The new models that are being introduced today as well as the new battery technology are all about “ushering in a new era for Rad,” Molyneux said. With upgraded specs, a bevy of new paint options, and improved performance, the new models are intended to help the company set the stage for a banner year, he said.

The Radster is the newest model to join Rad’s lineup, and hallelujah, it comes with torque sensors. The more natural feel from torque sensors, as opposed to cadence ones, is why most high-end brands include them, so it’s great to see Rad join the fray.

The Radster comes in two variations, Trail and Road, for either off-road fun or daily commutes. It will also have the option to toggle between Class 2 and Class 3 settings, which would allow it to reach speeds of up to 28mph. That might be too fast for some e-bikers, especially those in Europe, where Class 3 is essentially nonexistent, but here in the US, we love our speed.

In addition to the Radster, the company is also releasing updated versions of its popular RadWagon cargo bike and RadExpand folding bike. The original RadWagon helped kick off the electric cargo bike revolution in the US when it was first released in 2015. Now in its fifth generation, the new RadWagon will have better handling, increased payload capacity, and a front suspension (another hallelujah for that) for a smoother ride.

To improve rider control and stability, Rad condensed the frame and lowered the bike’s center of gravity so that it can now accommodate a wider range of rider sizes. The RadWagon’s motor can also draw more energy from the battery to generate more torque for better hill climbing, even while hauling a heavy load. And it will also be able to toggle between Class 2 and 3, depending on speed preferences.

Lastly, the RadExpand 5 Plus is newly improved with more payload capacity and hydraulic front suspension for a smoother ride. And all of Rad’s new models are getting a full-color display with USB-C charging capabilities and rear turn signals.

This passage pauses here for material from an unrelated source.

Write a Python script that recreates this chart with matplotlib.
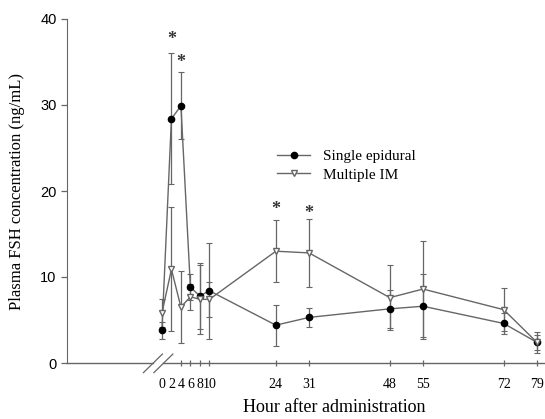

The RadWagon 5 will retail for $2,199, while the Radster will start at $1,999 and the RadExpand at $1,899. All four models will be available to ship to customers later this spring.

But the new batteries in particular are meant to position the company at the forefront of the industry in terms of safety. Molyneux said the company would extend its current one-year warranty on all of its bikes to two years as a sign of renewed confidence in the product. And the hope is that other companies will follow suit, which should help discourage property owners and towns from passing regulations to ban e-bikes altogether.

“We have to bang the drum and say, ‘Okay, there is better ways to do this,’” Molyneux said.